In one of the first lawsuits to allege that generative AI companies violate the U.S. Copyright Act by using copyrighted works to train machine learning models, Judge Stephanos Bibas of the Delaware Circuit Court recently denied the majority of issues raised in cross motions for summary judgment filed by plaintiff Thomson Reuters and defendant Ross Intelligence Inc.  The court declined to issue a dispositive ruling on the hot-button question of whether the fair use doctrine protects generative AI companies that use copyrighted materials to train their programs.

Thomson Reuters (owner of Westlaw) sued Ross Intelligence, a legal-research generative AI startup, in May 2020, alleging that Ross was liable for both copyright infringement and tortious interference with contract.  The allegations against Ross stem from its endeavor to create a search engine that uses machine learning and artificial intelligence to provide answers to commonly asked legal questions.

In need of material to train its generative AI, Ross attempted to obtain a license to use Westlaw.  When Westlaw turned Ross away, it asked third-party legal research companies to provide it with legal material — much of which those legal research companies obtained from Westlaw.  Thomson Reuters contends that Ross copied large portions of Westlaw’s Headnotes and Key Number System.

After Ross’s motion to dismiss the copyright claim was denied in March of 2021, the parties each moved for summary judgment on a multitude of issues.  Most notably, Thomson Reuters moved for summary judgment on its copyright infringement claim, and both sides moved for summary judgment on Ross’s assertion of fair use. 

On the issue of copyright infringement, Judge Bibas granted Thomson Reuters’ motion on the limited issue that Ross “copied at least portions of” Westlaw’s work.  However, the remaining issues of the copyright claim — the validity of Thomson Reuters’ copyright and the substantial similarity of Ross’s work — were denied summary judgment and will go to a jury.

On the issue of fair use, Ross contends that its use of Thomson Reuters’ materials, even if found to be copyright protected, was permissible.

The question of fair use protection for generative AI developers is significant because all generative AI requires the input of a vast amount of information to train its machine learning and develop its content.  Intellectual property law comes into play where the training materials — the “input” into the AI — are copyright protected.  When the input material is copyright protected, AI developers may seek to rely on the fair use doctrine to use copyright-protected works without permission from the copyright holder.

As discussed in the court’s opinion, whether the use of copyrighted material is fair depends on the balance of four factors — the purpose and character of the use, the nature of the copyrighted work, the amount and substantiality of the portion used in relation to the copyrighted work as a whole, and the effect of the use upon the potential market for the copyrighted work.  Courts tend to give the most weight to the first and fourth factors.

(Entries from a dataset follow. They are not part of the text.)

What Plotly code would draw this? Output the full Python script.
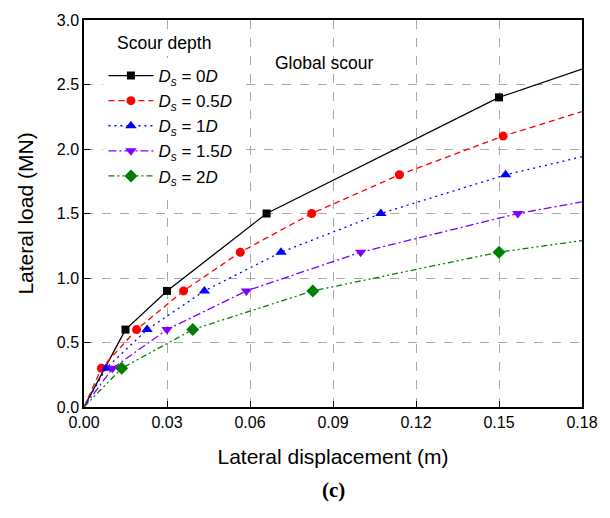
import plotly.graph_objects as go

# ---- data ----
x_0D = [0.0, 0.015, 0.030, 0.066, 0.150, 0.180]
y_0D = [0.0, 0.6, 0.9, 1.5, 2.4, 2.62]
m_0D = [False, True, True, True, True, False]

x_05D = [0.0, 0.0063, 0.019, 0.036, 0.0565, 0.0823, 0.114, 0.1515, 0.180]
y_05D = [0.0, 0.3, 0.6, 0.9, 1.2, 1.5, 1.8, 2.1, 2.29]
m_05D = [False, True, True, True, True, True, True, True, False]

x_1D = [0.0, 0.008, 0.0228, 0.0435, 0.0712, 0.1073, 0.1524, 0.180]
y_1D = [0.0, 0.3, 0.6, 0.9, 1.2, 1.5, 1.8, 1.94]
m_1D = [False, True, True, True, True, True, True, False]

x_15D = [0.0, 0.0103, 0.030, 0.0587, 0.100, 0.1568, 0.180]
y_15D = [0.0, 0.3, 0.6, 0.9, 1.2, 1.5, 1.59]
m_15D = [False, True, True, True, True, True, False]

x_2D = [0.0, 0.0136, 0.0393, 0.0827, 0.150, 0.180]
y_2D = [0.0, 0.3, 0.6, 0.9, 1.2, 1.29]
m_2D = [False, True, True, True, True, False]

names = ["<i>D<sub>s</sub></i> = 0<i>D</i>",
         "<i>D<sub>s</sub></i> = 0.5<i>D</i>",
         "<i>D<sub>s</sub></i> = 1<i>D</i>",
         "<i>D<sub>s</sub></i> = 1.5<i>D</i>",
         "<i>D<sub>s</sub></i> = 2<i>D</i>"]

x_ticks = [0.00, 0.03, 0.06, 0.09, 0.12, 0.15, 0.18]
y_ticks = [0.0, 0.5, 1.0, 1.5, 2.0, 2.5, 3.0]

series = [
    (x_0D, y_0D, m_0D, "black", "solid", "square", 8),
    (x_05D, y_05D, m_05D, "#ff0000", "6px,4px", "circle", 9),
    (x_1D, y_1D, m_1D, "#0000ff", "2px,4px", "triangle-up", 10),
    (x_15D, y_15D, m_15D, "#8000ff", "8px,3px,2px,3px", "triangle-down", 10),
    (x_2D, y_2D, m_2D, "#008000", "6px,3px,2px,3px,2px,3px", "diamond", 10),
]

FONT = "Arial, Liberation Sans"

fig = go.Figure()
for (xs, ys, ms, col, dash, sym, sz), nm in zip(series, names):
    fig.add_trace(go.Scatter(x=xs, y=ys, mode="lines", showlegend=False,
                             line=dict(color=col, width=1.3, dash=dash),
                             hoverinfo="skip"))
    mx = [a for a, k in zip(xs, ms) if k]
    my = [b for b, k in zip(ys, ms) if k]
    fig.add_trace(go.Scatter(x=mx, y=my, mode="markers", showlegend=False,
                             marker=dict(color=col, symbol=sym, size=sz)))
    fig.add_trace(go.Scatter(x=[None], y=[None], mode="lines+markers", name=nm,
                             line=dict(color=col, width=1.3, dash=dash),
                             marker=dict(color=col, symbol=sym, size=sz)))

fig.add_annotation(x=0.0868, y=2.667, xref="x", yref="y", text="Global scour",
                   showarrow=False, font=dict(family=FONT, size=17.5, color="black"))
fig.add_annotation(x=(166 - 84) / 509, y=(407 - 43) / 387, xref="paper", yref="paper",
                   text="Scour depth", xanchor="center", yanchor="middle",
                   bgcolor="white", showarrow=False,
                   font=dict(family=FONT, size=17.5, color="black"))
fig.add_annotation(x=0.5, y=-0.215, xref="paper", yref="paper", text="<b>(c)</b>",
                   yanchor="middle", xanchor="center",
                   showarrow=False, font=dict(family="Liberation Serif, DejaVu Serif", size=21, color="black"))

axis_common = dict(showline=True, linecolor="black", linewidth=1.5, mirror=True,
                   ticks="inside", ticklen=6, tickcolor="black", tickwidth=1.2,
                   showgrid=True, gridcolor="#a8a8a8", gridwidth=1, griddash="dash",
                   zeroline=False,
                   tickfont=dict(family=FONT, size=16, color="black"))

fig.update_xaxes(range=[0, 0.18], tickvals=x_ticks, tickformat=".2f",
                 title=dict(text="Lateral displacement (m)", standoff=19,
                            font=dict(family=FONT, size=21, color="black")),
                 **axis_common)
fig.update_yaxes(range=[0, 3.0], tickvals=y_ticks, tickformat=".1f",
                 title=dict(text="Lateral load (MN)", standoff=17,
                            font=dict(family=FONT, size=21, color="black")),
                 **axis_common)

fig.update_layout(
    width=610, height=518,
    margin=dict(l=84, r=17, t=20, b=111),
    paper_bgcolor="white", plot_bgcolor="white",
    legend=dict(x=0.039, y=(407 - 58) / 387, xanchor="left", yanchor="top",
                bgcolor="white", borderwidth=0, itemwidth=45,
                font=dict(family=FONT, size=17, color="black"),
                tracegroupgap=0),
    font=dict(family=FONT, color="black"),
)

fig.write_html("out.html")
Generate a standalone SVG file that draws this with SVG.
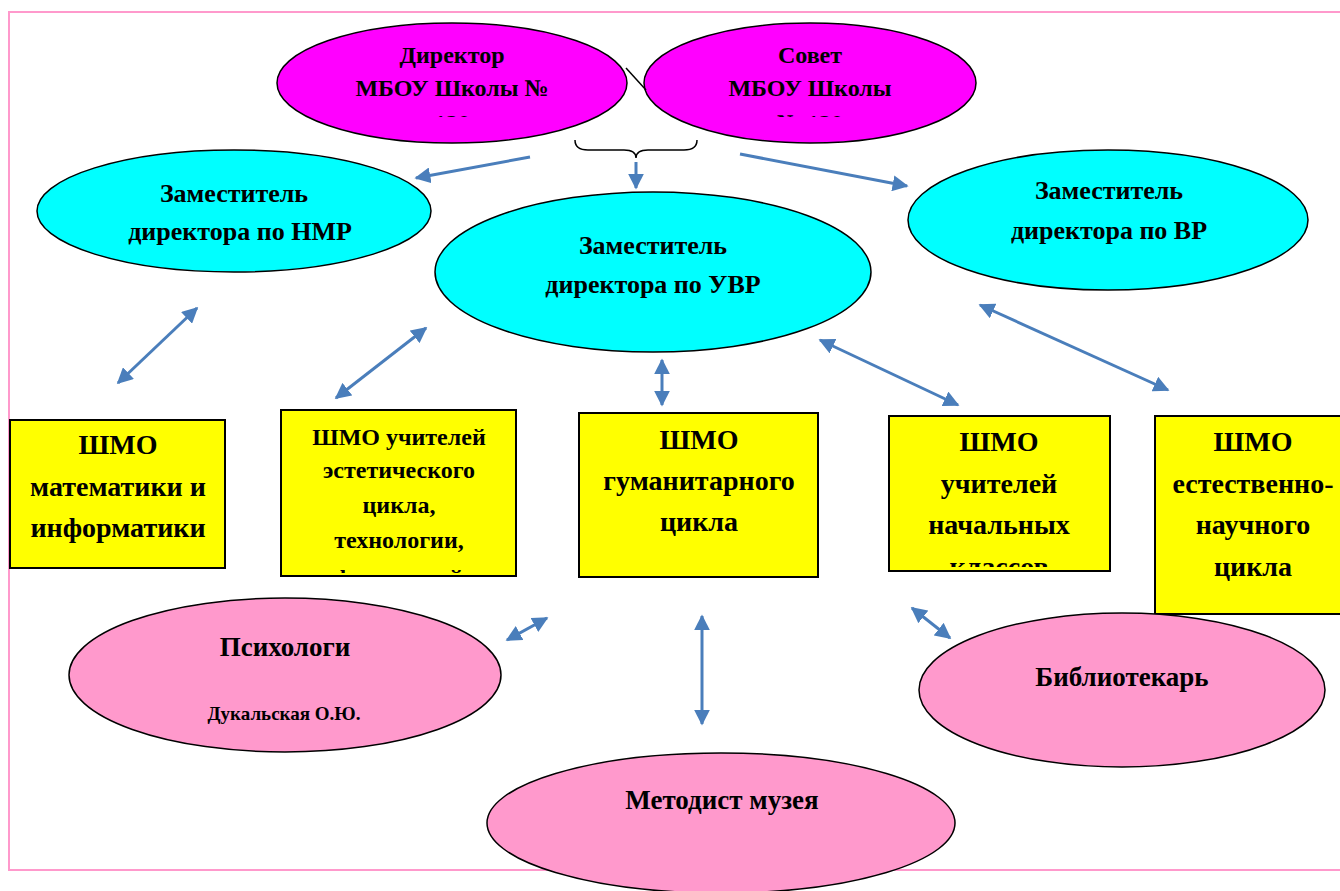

The first factor, the purpose and character of the use, looks to the commerciality and transformativeness of the use of the copyrighted work.  While Judge Bibas held that Ross’s use of Thomson Reuters’ materials was undoubtedly commercial in nature, which weighs against finding fair use, the court could not say as a matter of law whether Ross’ works were sufficiently transformative.  Each party offers a differing account of exactly how Ross used the Westlaw information — did Ross merely translate Westlaw’s headnotes into numerical data that would later be displayed by its AI search engine?  Or did it, as Ross contends, study Westlaw’s headnotes and opinion quotes only to analyze language patterns rather than replicate Westlaw’s protected expressions? 

According to the court, the answers to these questions fall within the discretion of a jury. In this regard, the court noted that Ross’s use was “transformative intermediate copying if Ross’s AI only studied the language patterns in the headnotes to learn how to produce judicial opinion quotes.  But if Thomson Reuters is right that Ross used the untransformed text of its headnotes to get its AI to replicate and reproduce the creative drafting done by Westlaw’s attorney editors,” then Ross’s argument that its work was sufficiently transformative might fail.

As to the other three factors for fair use, the court similarly held that they could not be resolved on summary judgment because of remaining questions of fact.  However, the court noted that the second factor — the nature of Thomson Reuters’ copyrighted work — seemed to favor fair use.  Specifically, Westlaw’s Key Number system is a method of organization that “inherently involves significantly less creative or original expression” than traditionally protected materials, and the Headnotes are “akin to news reporting” that must be carefully separated from the unprotected underlying facts of the judicial opinions they synthesize. A jury trial in this case might yield the first judgment on issues related to generative AI, copyright, and fair use.  This case could have an impact not only on the AI and machine learning industry, but also the public interest as a whole while the world continues to adjust to the myriad new realities and resulting issues of first impression on the new AI frontier.